Stated task —
Write out again, word for word, the lines below from the line that holds "Write the Plotly code for this chart." through the line that holds "(110,56),(112,46),(88,43),(100,37)]", omitting pictures.

Data to use —
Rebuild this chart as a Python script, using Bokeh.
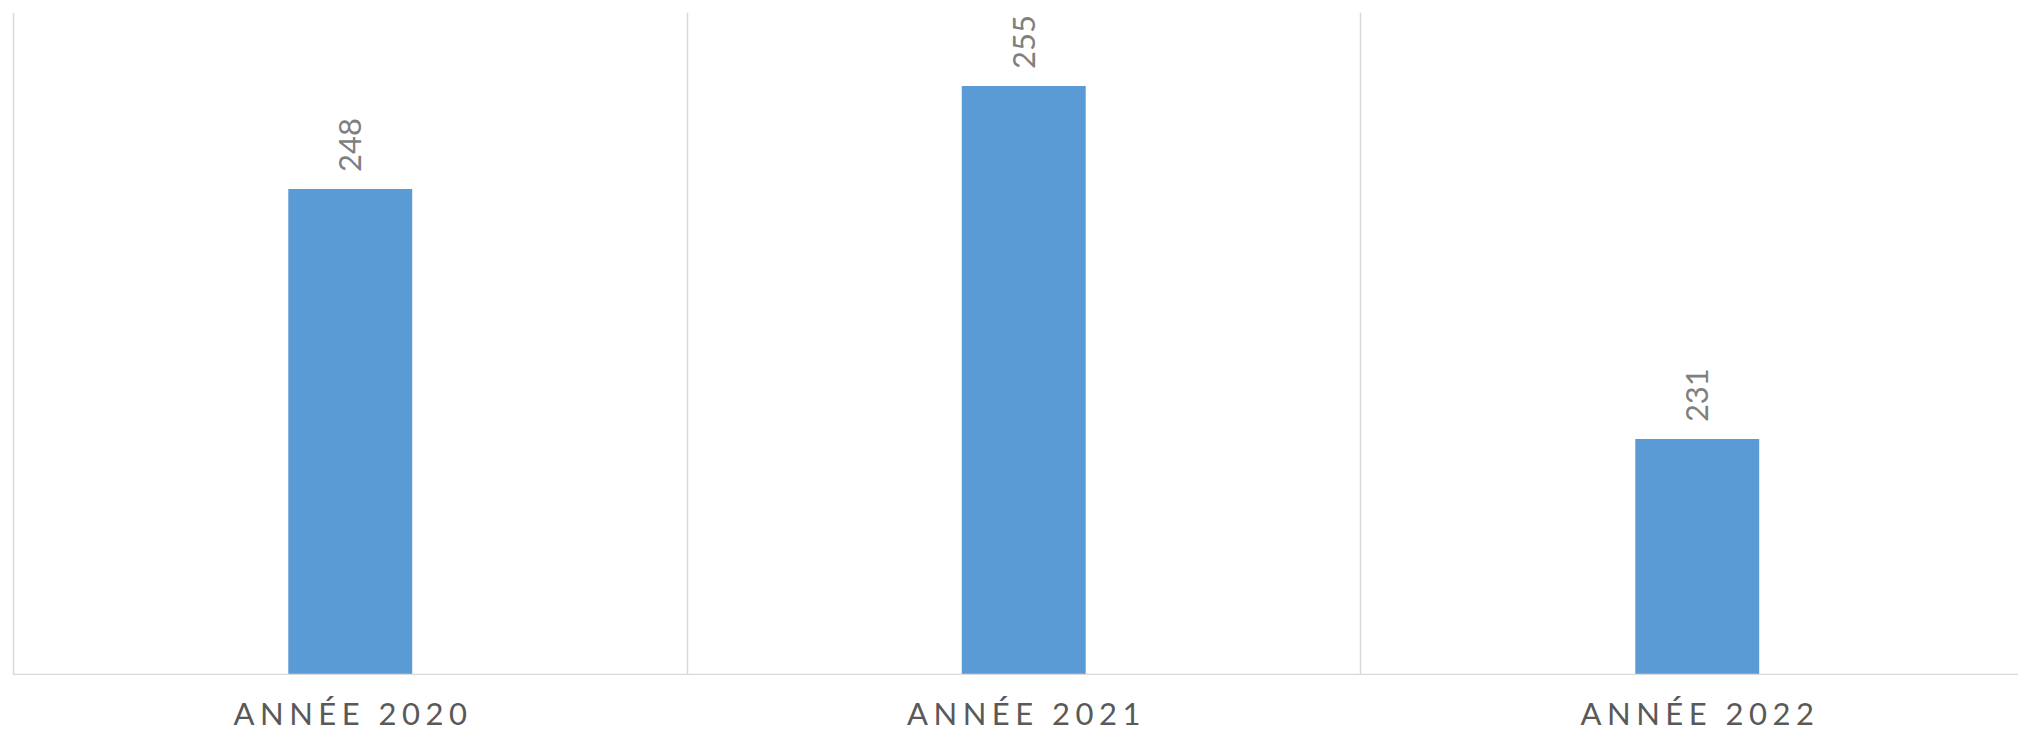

...

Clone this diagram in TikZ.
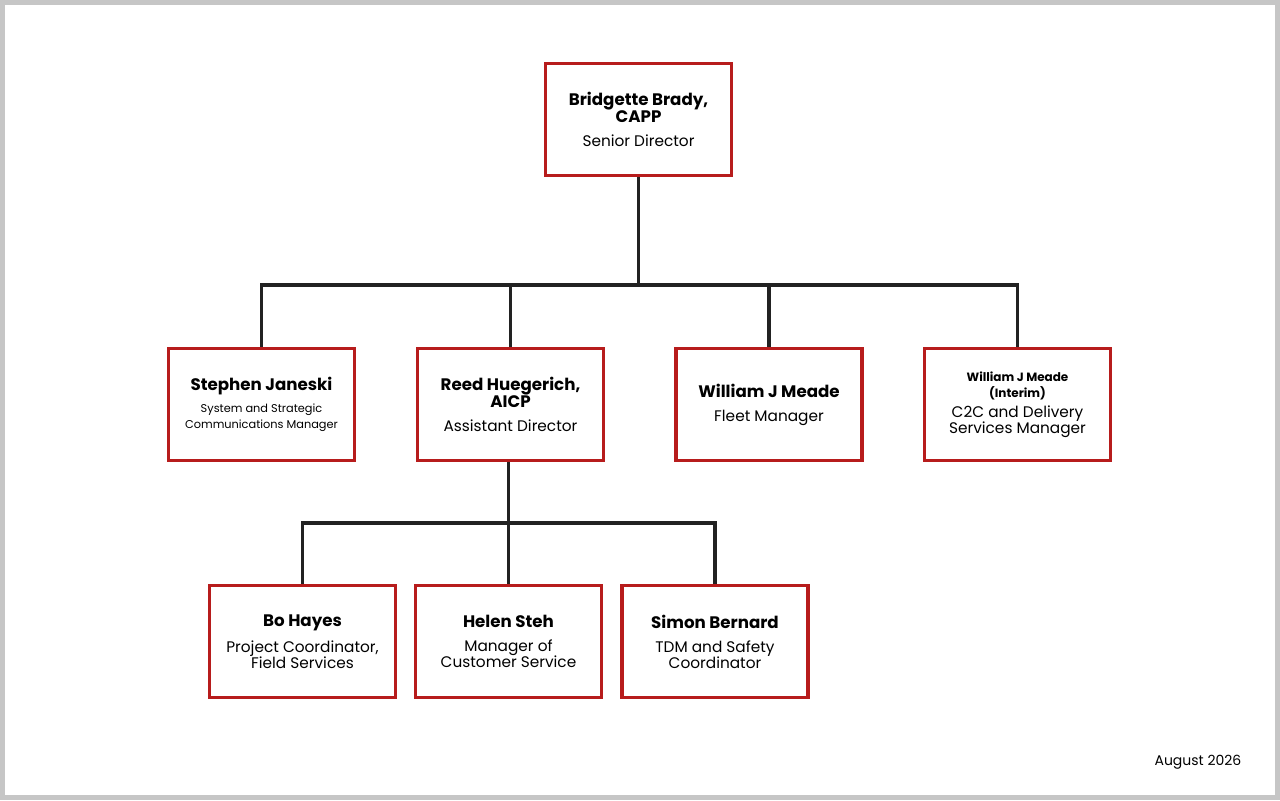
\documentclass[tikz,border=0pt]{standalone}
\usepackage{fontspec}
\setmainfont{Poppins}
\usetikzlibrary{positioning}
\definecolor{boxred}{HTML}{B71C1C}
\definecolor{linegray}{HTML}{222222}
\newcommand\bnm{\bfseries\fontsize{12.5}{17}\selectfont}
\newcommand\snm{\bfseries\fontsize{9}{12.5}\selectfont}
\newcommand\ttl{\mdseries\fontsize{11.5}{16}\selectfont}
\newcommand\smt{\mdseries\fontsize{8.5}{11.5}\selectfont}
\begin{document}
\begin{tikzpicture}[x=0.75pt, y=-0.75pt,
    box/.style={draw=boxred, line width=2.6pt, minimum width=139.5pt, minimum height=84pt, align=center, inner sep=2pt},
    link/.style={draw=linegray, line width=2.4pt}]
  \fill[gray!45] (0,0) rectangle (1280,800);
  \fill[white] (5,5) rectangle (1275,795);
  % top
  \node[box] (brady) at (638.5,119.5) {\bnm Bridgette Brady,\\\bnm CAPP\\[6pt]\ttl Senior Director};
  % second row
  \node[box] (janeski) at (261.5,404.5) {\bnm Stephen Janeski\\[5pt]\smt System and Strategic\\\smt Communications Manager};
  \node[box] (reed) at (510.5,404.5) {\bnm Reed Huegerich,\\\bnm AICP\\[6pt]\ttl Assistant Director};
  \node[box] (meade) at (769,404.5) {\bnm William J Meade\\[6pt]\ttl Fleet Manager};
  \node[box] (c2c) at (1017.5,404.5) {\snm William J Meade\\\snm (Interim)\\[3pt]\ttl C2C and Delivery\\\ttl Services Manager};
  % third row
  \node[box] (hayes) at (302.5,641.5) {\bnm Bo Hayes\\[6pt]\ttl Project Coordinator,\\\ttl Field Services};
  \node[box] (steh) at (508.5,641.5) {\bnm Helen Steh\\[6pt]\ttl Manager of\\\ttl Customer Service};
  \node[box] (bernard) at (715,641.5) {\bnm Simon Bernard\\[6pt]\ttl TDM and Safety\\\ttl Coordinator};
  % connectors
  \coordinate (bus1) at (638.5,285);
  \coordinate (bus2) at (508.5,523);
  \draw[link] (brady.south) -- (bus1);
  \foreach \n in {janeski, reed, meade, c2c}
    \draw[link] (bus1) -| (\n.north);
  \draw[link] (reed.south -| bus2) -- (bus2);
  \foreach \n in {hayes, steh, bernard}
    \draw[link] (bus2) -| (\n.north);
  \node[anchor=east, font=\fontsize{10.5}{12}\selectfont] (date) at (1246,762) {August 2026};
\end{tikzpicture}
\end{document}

* * *

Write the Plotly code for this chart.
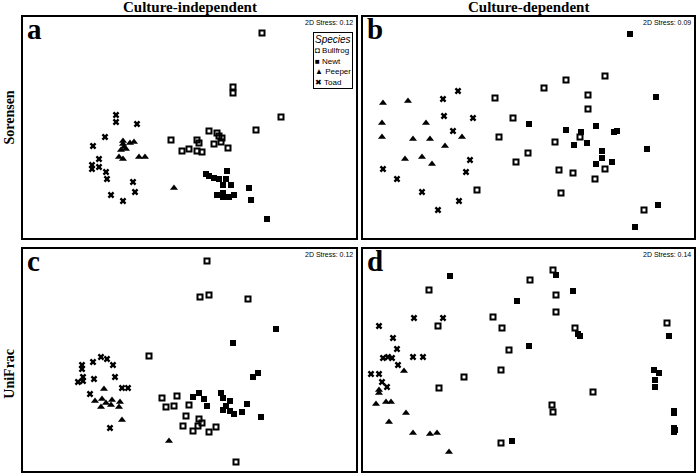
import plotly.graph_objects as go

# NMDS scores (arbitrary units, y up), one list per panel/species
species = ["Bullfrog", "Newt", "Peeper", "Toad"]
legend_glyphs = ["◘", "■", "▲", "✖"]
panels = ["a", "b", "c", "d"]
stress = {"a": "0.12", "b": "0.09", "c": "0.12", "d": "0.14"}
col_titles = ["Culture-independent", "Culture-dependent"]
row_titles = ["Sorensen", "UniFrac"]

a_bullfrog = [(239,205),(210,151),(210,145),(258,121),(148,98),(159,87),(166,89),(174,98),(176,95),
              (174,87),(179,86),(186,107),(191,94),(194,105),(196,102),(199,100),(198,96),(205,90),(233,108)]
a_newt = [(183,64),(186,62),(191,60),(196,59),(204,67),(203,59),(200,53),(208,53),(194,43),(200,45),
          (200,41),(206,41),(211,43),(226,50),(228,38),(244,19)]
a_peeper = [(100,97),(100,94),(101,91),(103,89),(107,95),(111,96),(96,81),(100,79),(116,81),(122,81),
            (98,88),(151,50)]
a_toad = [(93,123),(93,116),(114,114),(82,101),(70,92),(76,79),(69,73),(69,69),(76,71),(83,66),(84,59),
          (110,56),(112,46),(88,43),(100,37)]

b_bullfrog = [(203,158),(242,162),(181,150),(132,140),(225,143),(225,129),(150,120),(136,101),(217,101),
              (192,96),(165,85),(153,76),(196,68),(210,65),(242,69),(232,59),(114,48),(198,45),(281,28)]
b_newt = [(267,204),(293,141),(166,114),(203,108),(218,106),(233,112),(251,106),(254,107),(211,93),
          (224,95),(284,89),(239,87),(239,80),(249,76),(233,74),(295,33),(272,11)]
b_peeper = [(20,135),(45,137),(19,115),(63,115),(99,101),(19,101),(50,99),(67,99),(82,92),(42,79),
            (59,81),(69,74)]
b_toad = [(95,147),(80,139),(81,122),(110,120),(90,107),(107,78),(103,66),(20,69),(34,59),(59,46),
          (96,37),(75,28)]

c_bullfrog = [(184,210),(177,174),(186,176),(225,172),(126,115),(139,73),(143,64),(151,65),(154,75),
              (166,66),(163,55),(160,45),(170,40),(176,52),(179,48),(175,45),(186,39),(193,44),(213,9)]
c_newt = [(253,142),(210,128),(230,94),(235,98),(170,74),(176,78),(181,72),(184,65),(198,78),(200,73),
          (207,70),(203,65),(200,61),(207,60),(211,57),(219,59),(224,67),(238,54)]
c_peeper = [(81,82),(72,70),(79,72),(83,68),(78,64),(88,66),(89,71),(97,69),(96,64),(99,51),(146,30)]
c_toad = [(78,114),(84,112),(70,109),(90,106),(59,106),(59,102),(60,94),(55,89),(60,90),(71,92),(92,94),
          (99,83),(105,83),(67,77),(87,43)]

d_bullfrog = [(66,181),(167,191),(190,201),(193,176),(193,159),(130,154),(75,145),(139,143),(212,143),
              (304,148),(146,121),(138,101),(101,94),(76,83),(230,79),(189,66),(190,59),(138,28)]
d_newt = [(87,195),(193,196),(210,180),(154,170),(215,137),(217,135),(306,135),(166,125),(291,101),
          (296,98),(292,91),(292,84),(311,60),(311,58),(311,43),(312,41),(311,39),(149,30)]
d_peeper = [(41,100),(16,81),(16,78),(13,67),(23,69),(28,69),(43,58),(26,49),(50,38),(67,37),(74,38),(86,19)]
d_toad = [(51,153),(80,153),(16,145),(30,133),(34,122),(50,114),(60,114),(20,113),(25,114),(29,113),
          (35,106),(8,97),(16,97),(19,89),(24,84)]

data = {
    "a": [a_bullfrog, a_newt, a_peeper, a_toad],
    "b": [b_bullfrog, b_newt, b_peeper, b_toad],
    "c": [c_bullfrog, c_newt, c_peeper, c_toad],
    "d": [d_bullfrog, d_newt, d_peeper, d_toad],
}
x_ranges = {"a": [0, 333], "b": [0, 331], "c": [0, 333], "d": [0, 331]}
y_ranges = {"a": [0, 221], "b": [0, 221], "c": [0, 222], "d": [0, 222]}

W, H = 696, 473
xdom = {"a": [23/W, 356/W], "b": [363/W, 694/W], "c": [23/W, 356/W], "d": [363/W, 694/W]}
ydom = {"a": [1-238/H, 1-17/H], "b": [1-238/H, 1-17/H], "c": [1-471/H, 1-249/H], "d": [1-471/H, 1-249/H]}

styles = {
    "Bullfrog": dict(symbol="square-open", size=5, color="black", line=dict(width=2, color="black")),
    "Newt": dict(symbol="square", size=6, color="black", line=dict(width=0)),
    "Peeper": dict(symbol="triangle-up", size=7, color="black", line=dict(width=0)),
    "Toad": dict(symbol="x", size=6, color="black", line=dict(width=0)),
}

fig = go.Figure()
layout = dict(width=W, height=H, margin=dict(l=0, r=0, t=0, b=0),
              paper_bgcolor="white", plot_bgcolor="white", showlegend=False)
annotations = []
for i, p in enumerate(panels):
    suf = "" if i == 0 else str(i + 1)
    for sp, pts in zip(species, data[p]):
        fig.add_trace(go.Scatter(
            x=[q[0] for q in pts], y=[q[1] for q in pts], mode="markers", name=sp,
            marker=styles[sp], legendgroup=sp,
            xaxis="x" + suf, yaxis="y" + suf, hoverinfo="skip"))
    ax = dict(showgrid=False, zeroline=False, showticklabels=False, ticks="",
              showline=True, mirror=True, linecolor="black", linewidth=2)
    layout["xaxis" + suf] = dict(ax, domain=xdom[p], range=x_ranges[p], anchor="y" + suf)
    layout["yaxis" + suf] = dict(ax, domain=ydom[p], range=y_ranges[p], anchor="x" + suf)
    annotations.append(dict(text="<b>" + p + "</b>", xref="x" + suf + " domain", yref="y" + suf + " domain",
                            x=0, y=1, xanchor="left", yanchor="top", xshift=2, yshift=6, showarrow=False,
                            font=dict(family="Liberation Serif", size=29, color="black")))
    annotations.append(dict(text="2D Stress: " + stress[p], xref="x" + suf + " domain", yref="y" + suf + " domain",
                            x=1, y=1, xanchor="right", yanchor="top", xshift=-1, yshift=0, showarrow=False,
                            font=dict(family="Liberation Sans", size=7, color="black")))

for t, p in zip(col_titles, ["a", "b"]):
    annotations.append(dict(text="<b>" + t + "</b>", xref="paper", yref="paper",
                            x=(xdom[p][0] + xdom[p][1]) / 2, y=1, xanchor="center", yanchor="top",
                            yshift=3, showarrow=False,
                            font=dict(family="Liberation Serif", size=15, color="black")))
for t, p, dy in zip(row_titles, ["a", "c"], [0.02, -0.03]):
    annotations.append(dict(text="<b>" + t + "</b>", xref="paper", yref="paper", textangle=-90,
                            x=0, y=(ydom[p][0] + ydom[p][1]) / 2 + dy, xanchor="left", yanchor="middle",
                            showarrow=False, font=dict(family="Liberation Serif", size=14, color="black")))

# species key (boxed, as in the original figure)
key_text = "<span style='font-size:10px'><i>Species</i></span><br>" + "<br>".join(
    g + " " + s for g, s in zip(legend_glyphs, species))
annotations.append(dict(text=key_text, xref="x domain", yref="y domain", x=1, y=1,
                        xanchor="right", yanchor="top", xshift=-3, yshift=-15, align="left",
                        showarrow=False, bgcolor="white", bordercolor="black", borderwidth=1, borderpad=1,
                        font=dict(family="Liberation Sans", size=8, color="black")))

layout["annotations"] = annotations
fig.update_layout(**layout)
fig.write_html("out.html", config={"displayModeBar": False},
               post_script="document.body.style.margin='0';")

Response to this task —
Write the Plotly code for this chart.
import plotly.graph_objects as go

# NMDS scores (arbitrary units, y up), one list per panel/species
species = ["Bullfrog", "Newt", "Peeper", "Toad"]
legend_glyphs = ["◘", "■", "▲", "✖"]
panels = ["a", "b", "c", "d"]
stress = {"a": "0.12", "b": "0.09", "c": "0.12", "d": "0.14"}
col_titles = ["Culture-independent", "Culture-dependent"]
row_titles = ["Sorensen", "UniFrac"]

a_bullfrog = [(239,205),(210,151),(210,145),(258,121),(148,98),(159,87),(166,89),(174,98),(176,95),
              (174,87),(179,86),(186,107),(191,94),(194,105),(196,102),(199,100),(198,96),(205,90),(233,108)]
a_newt = [(183,64),(186,62),(191,60),(196,59),(204,67),(203,59),(200,53),(208,53),(194,43),(200,45),
          (200,41),(206,41),(211,43),(226,50),(228,38),(244,19)]
a_peeper = [(100,97),(100,94),(101,91),(103,89),(107,95),(111,96),(96,81),(100,79),(116,81),(122,81),
            (98,88),(151,50)]
a_toad = [(93,123),(93,116),(114,114),(82,101),(70,92),(76,79),(69,73),(69,69),(76,71),(83,66),(84,59),
          (110,56),(112,46),(88,43),(100,37)]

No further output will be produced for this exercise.